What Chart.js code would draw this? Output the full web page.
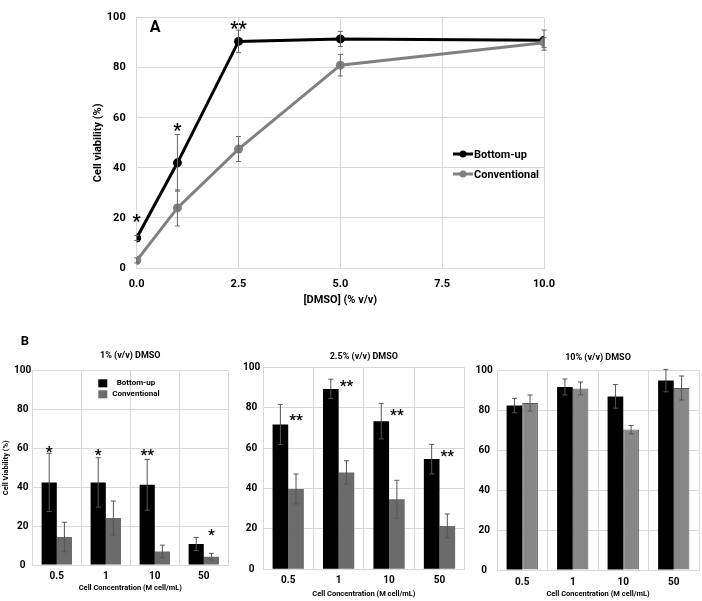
<!DOCTYPE html>
<html>
<head>
<meta charset="utf-8">
<script src="https://cdn.jsdelivr.net/npm/chart.js@4.4.0/dist/chart.umd.min.js"></script>
<style>
  body { margin: 0; background: #fff; width: 702px; height: 601px; position: relative; overflow: hidden; }
  canvas { position: absolute; }
</style>
</head>
<body>
<canvas id="lineChart" width="702" height="310" style="left:0;top:0"></canvas>
<canvas id="bar1" width="240" height="271" style="left:0;top:330px"></canvas>
<canvas id="bar2" width="230" height="271" style="left:240px;top:330px"></canvas>
<canvas id="bar3" width="232" height="271" style="left:470px;top:330px"></canvas>
<script>
// Panel A: viability vs DMSO concentration
const dmso = [0, 1, 2.5, 5, 10];
const lineBottomUp = [12, 42, 90.5, 91.5, 91];
const lineBottomUpErr = [1, 11.3, 4.5, 3, 4];
const lineConventional = [3, 24, 47.5, 81, 90];
const lineConventionalErr = [1, 7.2, 5, 4.3, 2];
const lineStarText = ['*', '*', '**'];
const lineStarIndex = [0, 1, 2];
const lineStarY = [20, 56.5, 97];

// Panel B: viability vs cell concentration
const concLabels = ['0.5', '1', '10', '50'];

const bottomUp1 = [42.5, 42.5, 41.3, 10.8];
const bottomUp1Err = [15, 12.7, 13.1, 3.4];
const conventional1 = [14.4, 24.2, 7, 4.3];
const conventional1Err = [7.6, 8.7, 3.2, 1.7];
const stars1Text = ['*', '*', '**', '*'];
const stars1Series = [0, 0, 0, 1];
const stars1Y = [59.5, 57.8, 57.8, 16.6];

const bottomUp2 = [71.8, 89.4, 73.4, 54.6];
const bottomUp2Err = [9.9, 4.8, 8.8, 7.3];
const conventional2 = [39.8, 48, 34.7, 21.5];
const conventional2Err = [7.4, 5.8, 9.4, 5.9];
const stars2Text = ['**', '**', '**', '**'];
const stars2Series = [1, 1, 1, 1];
const stars2Y = [75.2, 92.1, 77.6, 57.4];

const bottomUp3 = [82.2, 91.5, 86.8, 94.7];
const bottomUp3Err = [3.6, 4, 5.9, 5.6];
const conventional3 = [83.5, 90.8, 70.2, 91];
const conventional3Err = [4, 3.2, 2.1, 6];

const FONT = 'Roboto';
Chart.defaults.font.family = FONT;
Chart.defaults.font.weight = 'bold';
Chart.defaults.color = '#000';

const GRID = '#d9d9d9';

// vertical error bars with small caps
const errorBars = {
  id: 'errorBars',
  afterDatasetsDraw(chart) {
    const ctx = chart.ctx;
    const y = chart.scales.y;
    chart.data.datasets.forEach((ds, di) => {
      if (!ds.errors) return;
      const meta = chart.getDatasetMeta(di);
      meta.data.forEach((el, i) => {
        const d = ds.data[i];
        const v = typeof d === 'object' ? d.y : d;
        const top = y.getPixelForValue(Math.min(v + ds.errors[i], 100.5));
        const bot = y.getPixelForValue(v - ds.errors[i]);
        ctx.save();
        ctx.strokeStyle = ds.errorColor || '#555';
        ctx.lineWidth = 1;
        ctx.beginPath();
        ctx.moveTo(el.x, top); ctx.lineTo(el.x, bot);
        ctx.moveTo(el.x - 2.5, top); ctx.lineTo(el.x + 2.5, top);
        ctx.moveTo(el.x - 2.5, bot); ctx.lineTo(el.x + 2.5, bot);
        ctx.stroke();
        ctx.restore();
      });
    });
  }
};

// significance stars placed over a dataset element
const stars = {
  id: 'stars',
  afterDatasetsDraw(chart, args, opts) {
    if (!opts.text) return;
    const ctx = chart.ctx;
    ctx.save();
    ctx.font = `bold ${opts.size}px ${FONT}`;
    ctx.fillStyle = '#000';
    ctx.textAlign = 'center';
    ctx.textBaseline = 'middle';
    opts.text.forEach((t, i) => {
      const el = chart.getDatasetMeta(opts.series[i]).data[opts.index[i]];
      ctx.fillText(t, el.x, chart.scales.y.getPixelForValue(opts.y[i]) + opts.size * 0.25);
    });
    ctx.restore();
  }
};

// free text: panel letters and titles
const panelText = {
  id: 'panelText',
  afterDraw(chart, args, opts) {
    const ctx = chart.ctx;
    const area = chart.chartArea;
    (opts.items || []).forEach(t => {
      ctx.save();
      ctx.font = `bold ${t.size}px ${FONT}`;
      ctx.fillStyle = '#000';
      ctx.textAlign = 'center';
      ctx.textBaseline = 'middle';
      const x = t.x == null ? (area.left + area.right) / 2 : t.x;
      ctx.fillText(t.text, x, t.y);
      ctx.restore();
    });
  }
};

// legend drawn inside the plot
const innerLegend = {
  id: 'innerLegend',
  afterDraw(chart, args, opts) {
    if (!opts.show) return;
    const ctx = chart.ctx;
    ctx.save();
    ctx.font = `bold ${opts.size}px ${FONT}`;
    ctx.textBaseline = 'middle';
    chart.data.datasets.forEach((ds, i) => {
      const y = opts.y + i * opts.gap;
      const c = ds.backgroundColor;
      if (opts.kind === 'line') {
        ctx.strokeStyle = c; ctx.fillStyle = c; ctx.lineWidth = 3;
        ctx.beginPath(); ctx.moveTo(opts.x, y); ctx.lineTo(opts.x + 20, y); ctx.stroke();
        ctx.beginPath(); ctx.arc(opts.x + 10, y, 3.5, 0, Math.PI * 2); ctx.fill();
        ctx.fillStyle = '#000'; ctx.textAlign = 'left';
        ctx.fillText(ds.label, opts.x + 21, y + 1);
      } else {
        ctx.fillStyle = c;
        ctx.fillRect(opts.x, y - 4, 9, 8);
        ctx.fillStyle = '#000'; ctx.textAlign = 'center';
        ctx.fillText(ds.label, opts.textX, y);
      }
    });
    ctx.restore();
  }
};

new Chart(document.getElementById('lineChart'), {
  type: 'line',
  data: {
    datasets: [
      {
        label: 'Bottom-up',
        data: dmso.map((x, i) => ({ x: x, y: lineBottomUp[i] })),
        errors: lineBottomUpErr,
        errorColor: '#666',
        borderColor: '#000',
        backgroundColor: '#000',
        borderWidth: 3,
        pointRadius: 4.5,
        pointBorderWidth: 0,
        order: 1
      },
      {
        label: 'Conventional',
        data: dmso.map((x, i) => ({ x: x, y: lineConventional[i] })),
        errors: lineConventionalErr,
        errorColor: '#666',
        borderColor: '#808080',
        backgroundColor: '#808080',
        borderWidth: 3,
        pointRadius: 4.5,
        pointBorderWidth: 0,
        order: 0
      }
    ]
  },
  options: {
    responsive: false,
    animation: false,
    layout: { padding: { left: 85, right: 158, top: 6, bottom: 2 } },
    scales: {
      x: {
        type: 'linear', min: 0, max: 10,
        ticks: { stepSize: 2.5, callback: v => v.toFixed(1), padding: 10, font: { size: 11 } },
        grid: { color: GRID, drawTicks: false },
        border: { color: GRID },
        title: { display: true, text: '[DMSO] (% v/v)', font: { size: 11 }, padding: { top: 0, bottom: 1.4 } },
        afterFit: s => { s.height = 40; }
      },
      y: {
        min: 0, max: 100,
        ticks: { stepSize: 20, padding: 11, font: { size: 11 } },
        grid: { color: GRID, drawTicks: false },
        border: { color: GRID },
        title: { display: true, text: 'Cell viability (%)', font: { size: 11 }, padding: { top: 6.4, bottom: 0 } },
        afterFit: s => { s.width = 51.7; }
      }
    },
    plugins: {
      legend: { display: false },
      tooltip: { enabled: false },
      stars: { text: lineStarText, series: [0, 0, 0], index: lineStarIndex, y: lineStarY, size: 18 },
      panelText: { items: [{ text: 'A', x: 155, y: 28, size: 16 }] },
      innerLegend: { show: true, kind: 'line', x: 453, y: 154, gap: 20, size: 11 }
    }
  },
  plugins: [errorBars, stars, panelText, innerLegend]
});

function barChart(id, bu, buErr, cv, cvErr, cfg) {
  return new Chart(document.getElementById(id), {
    type: 'bar',
    data: {
      labels: concLabels,
      datasets: [
        { label: 'Bottom-up', data: bu, errors: buErr, backgroundColor: '#000', borderColor: '#000', borderWidth: 0 },
        { label: 'Conventional', data: cv, errors: cvErr, backgroundColor: cfg.gray, borderColor: cfg.grayBorder || cfg.gray, borderWidth: cfg.grayBorder ? 1 : 0 }
      ]
    },
    options: {
      responsive: false,
      animation: false,
      categoryPercentage: 0.62,
      barPercentage: 1,
      layout: { padding: cfg.padding },
      scales: {
        x: {
          ticks: { padding: cfg.xTickPad, font: { size: 10 } },
          grid: { color: GRID, drawTicks: false },
          border: { color: GRID },
          title: { display: true, text: 'Cell Concentration (M cell/mL)', font: { size: 7.5 }, padding: { top: 0, bottom: cfg.xTitlePad } },
          afterFit: s => { s.height = cfg.xHeight; }
        },
        y: {
          min: 0, max: 100,
          ticks: { stepSize: 20, padding: cfg.yTickPad, crossAlign: 'center', font: { size: 10 } },
          grid: { color: GRID, drawTicks: false },
          border: { color: GRID },
          title: { display: !!cfg.yTitle, text: cfg.yTitle || '', font: { size: 7.5 }, padding: { top: 1.6, bottom: 0 } },
          afterFit: s => { s.width = cfg.yWidth; }
        }
      },
      plugins: {
        legend: { display: false },
        tooltip: { enabled: false },
        stars: cfg.stars || {},
        panelText: { items: cfg.texts },
        innerLegend: cfg.legend || { show: false }
      }
    },
    plugins: [errorBars, stars, panelText, innerLegend]
  });
}

barChart('bar1', bottomUp1, bottomUp1Err, conventional1, conventional1Err, {
  gray: '#6b6b6b',
  padding: { left: 0, right: 11.7, top: 40.7, bottom: 6 },
  yWidth: 32.3, yTickPad: 1, yTitle: 'Cell Viability (%)',
  xHeight: 30, xTickPad: 5, xTitlePad: 2.3,
  stars: { text: stars1Text, series: stars1Series, index: [0, 1, 2, 3], y: stars1Y, size: 15 },
  texts: [{ text: 'B', x: 25, y: 12, size: 13 }, { text: '1% (v/v) DMSO', y: 26, size: 9 }],
  legend: { show: true, kind: 'bar', x: 98.3, textX: 136, y: 53.3, gap: 11, size: 8 }
});

barChart('bar2', bottomUp2, bottomUp2Err, conventional2, conventional2Err, {
  gray: '#6b6b6b',
  padding: { left: 0, right: 5.3, top: 37.5, bottom: 1 },
  yWidth: 23, yTickPad: 2.8,
  xHeight: 30.7, xTickPad: 5, xTitlePad: 0.9,
  stars: { text: stars2Text, series: stars2Series, index: [0, 1, 2, 3], y: stars2Y, size: 15 },
  texts: [{ text: '2.5% (v/v) DMSO', y: 26.7, size: 9 }]
});

barChart('bar3', bottomUp3, bottomUp3Err, conventional3, conventional3Err, {
  gray: '#878787', grayBorder: '#555',
  padding: { left: 0, right: 3, top: 40, bottom: 1 },
  yWidth: 27, yTickPad: 4.2,
  xHeight: 30, xTickPad: 6, xTitlePad: 1.3,
  texts: [{ text: '10% (v/v) DMSO', y: 27.3, size: 9 }]
});
</script>
</body>
</html>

__Task statement__.
Restate, line by line and word for word, everything from the top of the material through the line that contains "const stars1Y = [59.5, 57.8, 57.8, 16.6];". Leave pictures out.

__Result for this exercise__.
What Chart.js code would draw this? Output the full web page.
<!DOCTYPE html>
<html>
<head>
<meta charset="utf-8">
<script src="https://cdn.jsdelivr.net/npm/chart.js@4.4.0/dist/chart.umd.min.js"></script>
<style>
  body { margin: 0; background: #fff; width: 702px; height: 601px; position: relative; overflow: hidden; }
  canvas { position: absolute; }
</style>
</head>
<body>
<canvas id="lineChart" width="702" height="310" style="left:0;top:0"></canvas>
<canvas id="bar1" width="240" height="271" style="left:0;top:330px"></canvas>
<canvas id="bar2" width="230" height="271" style="left:240px;top:330px"></canvas>
<canvas id="bar3" width="232" height="271" style="left:470px;top:330px"></canvas>
<script>
// Panel A: viability vs DMSO concentration
const dmso = [0, 1, 2.5, 5, 10];
const lineBottomUp = [12, 42, 90.5, 91.5, 91];
const lineBottomUpErr = [1, 11.3, 4.5, 3, 4];
const lineConventional = [3, 24, 47.5, 81, 90];
const lineConventionalErr = [1, 7.2, 5, 4.3, 2];
const lineStarText = ['*', '*', '**'];
const lineStarIndex = [0, 1, 2];
const lineStarY = [20, 56.5, 97];

// Panel B: viability vs cell concentration
const concLabels = ['0.5', '1', '10', '50'];

const bottomUp1 = [42.5, 42.5, 41.3, 10.8];
const bottomUp1Err = [15, 12.7, 13.1, 3.4];
const conventional1 = [14.4, 24.2, 7, 4.3];
const conventional1Err = [7.6, 8.7, 3.2, 1.7];
const stars1Text = ['*', '*', '**', '*'];
const stars1Series = [0, 0, 0, 1];
const stars1Y = [59.5, 57.8, 57.8, 16.6];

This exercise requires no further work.